- **Provided data**:
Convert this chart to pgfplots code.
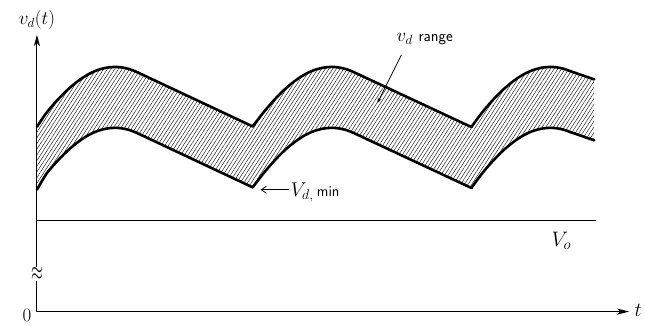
\RequirePackage{fix-cm}
\documentclass[border=0pt]{standalone}
\usepackage{fontspec}
\usepackage{pgfplots}
\pgfplotsset{compat=1.18}
\usetikzlibrary{arrows.meta,patterns.meta}

\begin{document}
\begin{tikzpicture}
\begin{axis}[
  x=1pt, y=1pt,
  xmin=37, xmax=630, ymin=11, ymax=288,
  axis lines=left,
  axis line style={line width=1pt},
  x axis line style={-{Stealth[length=12pt,width=6pt,inset=3pt]}},
  y axis line style={-{Stealth[length=11pt,width=6pt,inset=3pt]}},
  xtick=\empty, ytick=\empty,
  clip=false,
]
% full canvas
\path (axis cs:0,0) rectangle (axis cs:645,323);

% hatched band (upper forward, lower backward)
\addplot[draw=none, pattern={Lines[angle=57,distance=3.1pt,line width=0.4pt]}, pattern color=black] coordinates {
(37,196) (46.5,210.0) (56.5,221.7) (66.5,232.0) (76.5,240.6) (86.5,247.5) (96.5,252.4) (106.5,255.2) (115,256.0) (121.5,255.55) (128.5,254.1) (135.5,251.6)
(253,196.4) (263.5,210.0) (273.5,221.7) (283.5,232.0) (293.5,240.6) (303.5,247.5) (313.5,252.4) (323.5,255.2) (332,256.0) (338.5,255.55) (345.5,254.1) (352.5,251.6)
(472,195.8) (482.5,210.0) (492.5,221.7) (502.5,232.0) (512.5,240.6) (522.5,247.5) (532.5,252.4) (542.5,255.2) (551,256.0) (557.5,255.55) (564.5,254.1) (571.5,251.6) (595,243.5)
(595,182.5) (571.5,190.6) (564.5,193.1) (557.5,194.55) (551,195.0) (542.5,194.2) (532.5,191.4) (522.5,186.5) (512.5,179.6) (502.5,171.0) (492.5,160.7) (482.5,149.0) (472,134.8)
(352.5,190.6) (345.5,193.1) (338.5,194.55) (332,195.0) (323.5,194.2) (313.5,191.4) (303.5,186.5) (293.5,179.6) (283.5,171.0) (273.5,160.7) (263.5,149.0) (253,135.4)
(135.5,190.6) (128.5,193.1) (121.5,194.55) (115,195.0) (106.5,194.2) (96.5,191.4) (86.5,186.5) (76.5,179.6) (66.5,171.0) (56.5,160.7) (46.5,149.0) (37,133)
(37,196)
};

% V_o level
\addplot[line width=1.1pt] coordinates {(37,102) (597,102)};

% upper boundary
\addplot[line width=2.6pt, line cap=round, line join=round, smooth] coordinates {
(37,196) (46.5,210.0) (56.5,221.7) (66.5,232.0) (76.5,240.6) (86.5,247.5) (96.5,252.4) (106.5,255.2) (115,256.0) (121.5,255.55) (128.5,254.1) (135.5,251.6)};
\addplot[line width=2.6pt, line cap=round, line join=round] coordinates {(135.5,251.6) (253,196.4)};
\addplot[line width=2.6pt, line cap=round, line join=round, smooth] coordinates {
(253,196.4) (263.5,210.0) (273.5,221.7) (283.5,232.0) (293.5,240.6) (303.5,247.5) (313.5,252.4) (323.5,255.2) (332,256.0) (338.5,255.55) (345.5,254.1) (352.5,251.6)};
\addplot[line width=2.6pt, line cap=round, line join=round] coordinates {(352.5,251.6) (472,195.8)};
\addplot[line width=2.6pt, line cap=round, line join=round, smooth] coordinates {
(472,195.8) (482.5,210.0) (492.5,221.7) (502.5,232.0) (512.5,240.6) (522.5,247.5) (532.5,252.4) (542.5,255.2) (551,256.0) (557.5,255.55) (564.5,254.1) (571.5,251.6)};
\addplot[line width=2.6pt, line cap=round, line join=round] coordinates {(571.5,251.6) (595,243.5)};

% lower boundary
\addplot[line width=2.6pt, line cap=round, line join=round, smooth] coordinates {
(37,133) (46.5,149.0) (56.5,160.7) (66.5,171.0) (76.5,179.6) (86.5,186.5) (96.5,191.4) (106.5,194.2) (115,195.0) (121.5,194.55) (128.5,193.1) (135.5,190.6)};
\addplot[line width=2.6pt, line cap=round, line join=round] coordinates {(135.5,190.6) (253,135.4)};
\addplot[line width=2.6pt, line cap=round, line join=round, smooth] coordinates {
(253,135.4) (263.5,149.0) (273.5,160.7) (283.5,171.0) (293.5,179.6) (303.5,186.5) (313.5,191.4) (323.5,194.2) (332,195.0) (338.5,194.55) (345.5,193.1) (352.5,190.6)};
\addplot[line width=2.6pt, line cap=round, line join=round] coordinates {(352.5,190.6) (472,134.8)};
\addplot[line width=2.6pt, line cap=round, line join=round, smooth] coordinates {
(472,134.8) (482.5,149.0) (492.5,160.7) (502.5,171.0) (512.5,179.6) (522.5,186.5) (532.5,191.4) (542.5,194.2) (551,195.0) (557.5,194.55) (564.5,193.1) (571.5,190.6)};
\addplot[line width=2.6pt, line cap=round, line join=round] coordinates {(571.5,190.6) (595,182.5)};

% axis break
\node[fill=white, inner sep=0.4pt, xscale=0.85, yscale=1.5, font=\fontsize{18}{20}\selectfont] at (axis cs:37,49) {$\approx$};

% labels
\node[font=\fontsize{19}{22}\selectfont] at (axis cs:27,7) {0};
\node[font=\fontsize{19}{22}\selectfont] at (axis cs:37,303) {$v_d(t)$};
\node[font=\fontsize{20}{22}\selectfont] at (axis cs:639,12) {$t$};
\node[font=\fontsize{21}{24}\selectfont] at (axis cs:562,82) {$V_o$};
\node[anchor=base west, inner sep=0pt, font=\fontsize{20}{22}\selectfont] at (axis cs:291,126) {$V_{d,}$\,{\sffamily\fontsize{15}{17}\selectfont min}};
\draw[line width=0.8pt, -{Straight Barb[length=5pt,width=7pt]}] (axis cs:289,133) -- (axis cs:261,133);
\node[anchor=base west, inner sep=0pt, font=\fontsize{19}{22}\selectfont] at (axis cs:397,281) {$v_d$ {\sffamily\fontsize{16}{19}\selectfont range}};
\draw[line width=0.8pt, -{Stealth[length=5pt,width=4pt]}] (axis cs:402,268) -- (axis cs:378,220);
\end{axis}
\end{tikzpicture}
\end{document}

- **Exercise objective**: Transcribe the full listing character for character. Pictures are excluded.

- **Exercise output**:
Convert this chart to pgfplots code.
\RequirePackage{fix-cm}
\documentclass[border=0pt]{standalone}
\usepackage{fontspec}
\usepackage{pgfplots}
\pgfplotsset{compat=1.18}
\usetikzlibrary{arrows.meta,patterns.meta}

\begin{document}
\begin{tikzpicture}
\begin{axis}[
  x=1pt, y=1pt,
  xmin=37, xmax=630, ymin=11, ymax=288,
  axis lines=left,
  axis line style={line width=1pt},
  x axis line style={-{Stealth[length=12pt,width=6pt,inset=3pt]}},
  y axis line style={-{Stealth[length=11pt,width=6pt,inset=3pt]}},
  xtick=\empty, ytick=\empty,
  clip=false,
]
% full canvas
\path (axis cs:0,0) rectangle (axis cs:645,323);

% hatched band (upper forward, lower backward)
\addplot[draw=none, pattern={Lines[angle=57,distance=3.1pt,line width=0.4pt]}, pattern color=black] coordinates {
(37,196) (46.5,210.0) (56.5,221.7) (66.5,232.0) (76.5,240.6) (86.5,247.5) (96.5,252.4) (106.5,255.2) (115,256.0) (121.5,255.55) (128.5,254.1) (135.5,251.6)
(253,196.4) (263.5,210.0) (273.5,221.7) (283.5,232.0) (293.5,240.6) (303.5,247.5) (313.5,252.4) (323.5,255.2) (332,256.0) (338.5,255.55) (345.5,254.1) (352.5,251.6)
(472,195.8) (482.5,210.0) (492.5,221.7) (502.5,232.0) (512.5,240.6) (522.5,247.5) (532.5,252.4) (542.5,255.2) (551,256.0) (557.5,255.55) (564.5,254.1) (571.5,251.6) (595,243.5)
(595,182.5) (571.5,190.6) (564.5,193.1) (557.5,194.55) (551,195.0) (542.5,194.2) (532.5,191.4) (522.5,186.5) (512.5,179.6) (502.5,171.0) (492.5,160.7) (482.5,149.0) (472,134.8)
(352.5,190.6) (345.5,193.1) (338.5,194.55) (332,195.0) (323.5,194.2) (313.5,191.4) (303.5,186.5) (293.5,179.6) (283.5,171.0) (273.5,160.7) (263.5,149.0) (253,135.4)
(135.5,190.6) (128.5,193.1) (121.5,194.55) (115,195.0) (106.5,194.2) (96.5,191.4) (86.5,186.5) (76.5,179.6) (66.5,171.0) (56.5,160.7) (46.5,149.0) (37,133)
(37,196)
};

% V_o level
\addplot[line width=1.1pt] coordinates {(37,102) (597,102)};

% upper boundary
\addplot[line width=2.6pt, line cap=round, line join=round, smooth] coordinates {
(37,196) (46.5,210.0) (56.5,221.7) (66.5,232.0) (76.5,240.6) (86.5,247.5) (96.5,252.4) (106.5,255.2) (115,256.0) (121.5,255.55) (128.5,254.1) (135.5,251.6)};
\addplot[line width=2.6pt, line cap=round, line join=round] coordinates {(135.5,251.6) (253,196.4)};
\addplot[line width=2.6pt, line cap=round, line join=round, smooth] coordinates {
(253,196.4) (263.5,210.0) (273.5,221.7) (283.5,232.0) (293.5,240.6) (303.5,247.5) (313.5,252.4) (323.5,255.2) (332,256.0) (338.5,255.55) (345.5,254.1) (352.5,251.6)};
\addplot[line width=2.6pt, line cap=round, line join=round] coordinates {(352.5,251.6) (472,195.8)};
\addplot[line width=2.6pt, line cap=round, line join=round, smooth] coordinates {
(472,195.8) (482.5,210.0) (492.5,221.7) (502.5,232.0) (512.5,240.6) (522.5,247.5) (532.5,252.4) (542.5,255.2) (551,256.0) (557.5,255.55) (564.5,254.1) (571.5,251.6)};
\addplot[line width=2.6pt, line cap=round, line join=round] coordinates {(571.5,251.6) (595,243.5)};

% lower boundary
\addplot[line width=2.6pt, line cap=round, line join=round, smooth] coordinates {
(37,133) (46.5,149.0) (56.5,160.7) (66.5,171.0) (76.5,179.6) (86.5,186.5) (96.5,191.4) (106.5,194.2) (115,195.0) (121.5,194.55) (128.5,193.1) (135.5,190.6)};
\addplot[line width=2.6pt, line cap=round, line join=round] coordinates {(135.5,190.6) (253,135.4)};
\addplot[line width=2.6pt, line cap=round, line join=round, smooth] coordinates {
(253,135.4) (263.5,149.0) (273.5,160.7) (283.5,171.0) (293.5,179.6) (303.5,186.5) (313.5,191.4) (323.5,194.2) (332,195.0) (338.5,194.55) (345.5,193.1) (352.5,190.6)};
\addplot[line width=2.6pt, line cap=round, line join=round] coordinates {(352.5,190.6) (472,134.8)};
\addplot[line width=2.6pt, line cap=round, line join=round, smooth] coordinates {
(472,134.8) (482.5,149.0) (492.5,160.7) (502.5,171.0) (512.5,179.6) (522.5,186.5) (532.5,191.4) (542.5,194.2) (551,195.0) (557.5,194.55) (564.5,193.1) (571.5,190.6)};
\addplot[line width=2.6pt, line cap=round, line join=round] coordinates {(571.5,190.6) (595,182.5)};

% axis break
\node[fill=white, inner sep=0.4pt, xscale=0.85, yscale=1.5, font=\fontsize{18}{20}\selectfont] at (axis cs:37,49) {$\approx$};

% labels
\node[font=\fontsize{19}{22}\selectfont] at (axis cs:27,7) {0};
\node[font=\fontsize{19}{22}\selectfont] at (axis cs:37,303) {$v_d(t)$};
\node[font=\fontsize{20}{22}\selectfont] at (axis cs:639,12) {$t$};
\node[font=\fontsize{21}{24}\selectfont] at (axis cs:562,82) {$V_o$};
\node[anchor=base west, inner sep=0pt, font=\fontsize{20}{22}\selectfont] at (axis cs:291,126) {$V_{d,}$\,{\sffamily\fontsize{15}{17}\selectfont min}};
\draw[line width=0.8pt, -{Straight Barb[length=5pt,width=7pt]}] (axis cs:289,133) -- (axis cs:261,133);
\node[anchor=base west, inner sep=0pt, font=\fontsize{19}{22}\selectfont] at (axis cs:397,281) {$v_d$ {\sffamily\fontsize{16}{19}\selectfont range}};
\draw[line width=0.8pt, -{Stealth[length=5pt,width=4pt]}] (axis cs:402,268) -- (axis cs:378,220);
\end{axis}
\end{tikzpicture}
\end{document}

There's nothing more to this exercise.